Put this under “We knew they were criminals all along” . And then you say: What about Wells Fargo?
Thanks to Mortgage servicing News for the article.
Ocwen Financial failed a test to determine whether it had notified borrowers of missing or incomplete documents for loan modifications in a timely manner, according to the national mortgage settlement monitor.
Joseph A. Smith Jr., the settlement monitor, plans to file a report Thursday with the U.S. District Court for the District of Columbia outlining corrective actions taken by Ocwen, which passed eight other tests.
Ocwen reported preliminary first-quarter earnings last week in which it said it does not expect to face any fines or actions from regulators that would have a material impact on its results.
In December, Smith launched an investigation of Ocwen saying he could not rely on the Atlanta servicer’s internal review process.
The retesting of metrics began last year after a whistleblower contacted Smith claiming that Ocwen was selecting its own samples of loan files instead of taking a statistical sample. Smith then created a hotline to allow any concerned employees to contact him.
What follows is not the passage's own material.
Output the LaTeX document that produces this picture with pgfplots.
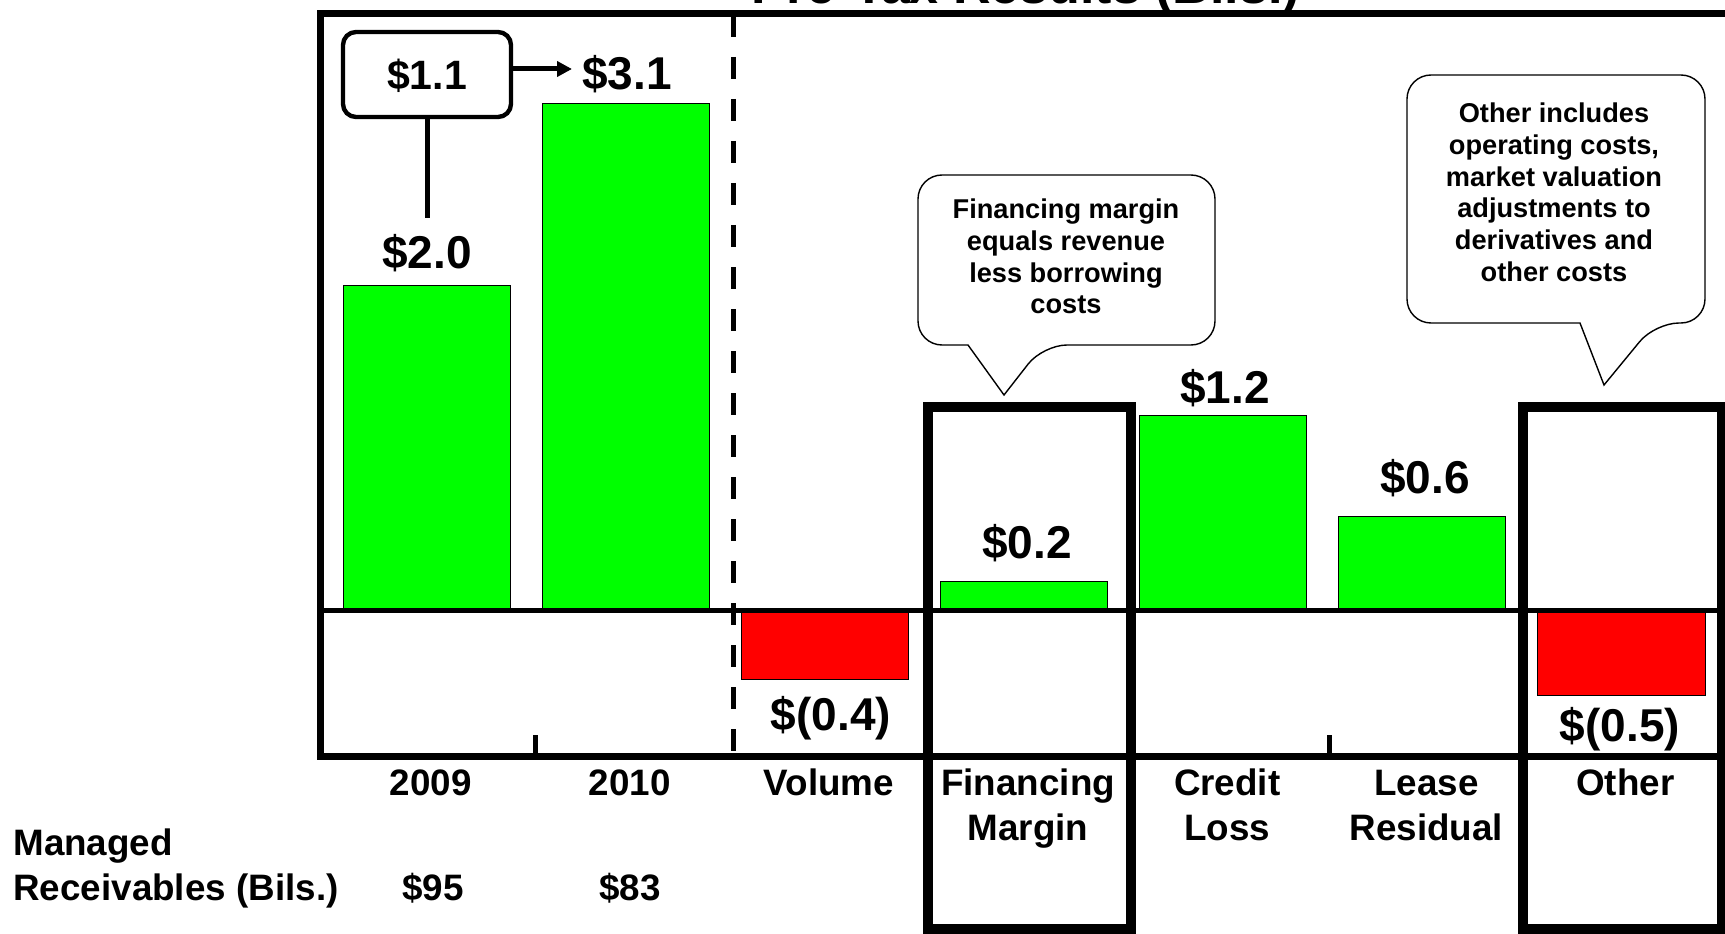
\documentclass[border=0pt]{standalone}
\usepackage{fontspec}
\setmainfont{Liberation Sans}
\usepackage{pgfplots}
\pgfplotsset{compat=1.18}
\usetikzlibrary{arrows.meta}
\definecolor{barGreen}{HTML}{00FF00}
\definecolor{barRed}{HTML}{FF0000}
\begin{document}
\begin{tikzpicture}
\begin{axis}[
  x=99.55pt, y=81.4pt,
  xmin=-0.5314, xmax=6.6, ymin=-0.8907, ymax=3.6732,
  axis line style={line width=3.5pt},
  ytick=\empty,
  xtick={0,1,2,3,4,5,6},
  xticklabels={{\strut 2009},{\strut 2010},{\strut Volume},{\strut Financing\\Margin},{\strut Credit\\Loss},{\strut Lease\\Residual},{\strut Other}},
  major tick length=0pt,
  xticklabel style={anchor=north, inner sep=0pt, yshift=-3.75pt, xshift=2pt, align=center, font=\fontsize{18.4}{22.5}\selectfont\bfseries},
  clip=false,
]
\addplot[ybar, bar width=0.84, fill=barGreen, draw=black, line width=0.5pt] coordinates {(0,2.0) (1,3.12) (3,0.18) (4,1.2) (5,0.58)};
\addplot[ybar, bar width=0.84, fill=barRed, draw=black, line width=0.5pt] coordinates {(2,-0.42) (6,-0.52)};
\coordinate (P0) at (axis cs:-2.14365,3.75307);
\end{axis}
\begin{scope}[shift={(P0)}, x=0.5pt, y=-0.5pt]
  % title (mostly cropped, as in the reference)
  \node[anchor=base, font=\fontsize{26}{30}\selectfont\bfseries] at (1026,4) {Pre-Tax Results (Bils.)};
  % dashed separator
  \draw[line width=2.5pt, dash pattern=on 11pt off 10pt] (733,15) -- (733,756);
  % boundary ticks
  \draw[line width=2.5pt] (535,756) -- (535,735);
  \draw[line width=2.5pt] (1329,756) -- (1329,735);
  % zero line
  \draw[line width=2.5pt] (321,610.5) -- (1725,610.5);
  % highlight boxes
  \draw[line width=5pt] (928,407) rectangle (1131,929);
  \draw[line width=5pt] (1523,407) rectangle (1722,929);
  % callouts
  \draw[line width=0.7pt, fill=white] (968,345) [rounded corners=12pt] -- (918,345) -- (918,175) -- (1215,175) -- (1215,345) -- (1043,345) [sharp corners] -- (1004,395) -- cycle;
  \draw[line width=0.7pt, fill=white] (1580,323) [rounded corners=12pt] -- (1407,323) -- (1407,75) -- (1705,75) -- (1705,323) -- (1655,323) [sharp corners] -- (1604,385) -- cycle;
  \begin{scope}[every node/.style={anchor=base, font=\fontsize{13.6}{15.8}\selectfont\bfseries}]
    \node at (1066,219) {Financing margin};
    \node at (1066,250.5) {equals revenue};
    \node at (1066,282) {less borrowing};
    \node at (1066,313.5) {costs};
    \node at (1554,123) {Other includes};
    \node at (1554,155) {operating costs,};
    \node at (1554,186.5) {market valuation};
    \node at (1554,218) {adjustments to};
    \node at (1554,250) {derivatives and};
    \node at (1554,281.5) {other costs};
  \end{scope}
  % $1.1 box and connectors
  \draw[line width=2.2pt, rounded corners=6.5pt] (343,32) rectangle (511,117);
  \node[anchor=base, font=\fontsize{20.5}{24}\selectfont\bfseries] at (427,90) {\$1.1};
  \draw[line width=2.5pt] (427,117) -- (427,218);
  \draw[line width=2.5pt, -{Triangle[length=7.5pt,width=7.5pt]}] (511,69) -- (572,69);
  % value labels
  \begin{scope}[every node/.style={anchor=base, font=\fontsize{23}{27}\selectfont\bfseries}]
    \node at (427,268) {\$2.0};
    \node at (627,90) {\$3.1};
    \node at (831,730) {\$(0.4)};
    \node at (1027,558) {\$0.2};
    \node at (1225,403) {\$1.2};
    \node at (1425,493) {\$0.6};
    \node at (1620,741) {\$(0.5)};
  \end{scope}
  % managed receivables row
  \begin{scope}[every node/.style={inner sep=0pt, font=\fontsize{18.4}{22.5}\selectfont\bfseries}]
    \node[anchor=base west] at (13,855) {Managed};
    \node[anchor=base west] at (13,900) {Receivables (Bils.)};
    \node[anchor=base] at (433,900) {\$95};
    \node[anchor=base] at (630,900) {\$83};
  \end{scope}
\end{scope}
\pgfresetboundingbox
\path (P0) rectangle ++(862.5pt,-466.5pt);
\end{tikzpicture}
\end{document}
The results of the current review by the independent accounting firm McGladrey show that Ocwen failed just one metric, on loan mod documentation, that it had previously claimed to have passed. The company passed eight other tests including one that its internal review group claimed to have failed on terminating force placed insurance agreements.
To put Ocwen’s results in perspective, last year, Green Tree Servicing failed eight tests during one testing period, prompting further scrutiny of nonbank servicers’ processes.
Ocwen has replaced an unnamed executive who had previously led the internal review group that was created to comply with terms of the 2012 national mortgage settlement, Smith said. The company also has reorganized its employees, adopted corporate governance principles and enhanced the monitor’s access to information, Smith said.
The settlement allows banks and servicers to correct all violations, and it only subjects them to financial penalties if their mistakes reach a specific “error threshold” after corrective actions have been taken. No bank or servicer has yet paid financial penalties for failing any of the 33 metrics being tested by independent reviewers working for Smith.
Ocwen said it is committed to being fully compliant with all the rules and regulations related to its business.
“We are pleased with the progress we have made so far working with the monitor, and we will continue to make every effort to improve all aspects of our compliance procedures and processes,” the company said in an emailed statement.
The 2012 national mortgage settlement with federal regulators and 49 state attorneys general resulted from servicers’ “robo-signing” foreclosure documents and other lapses. Ocwen became a party to the settlement after purchasing mortgage servicing rights from Residential Capital, the former lending arm of General Motors that later belonged to Ally Financial.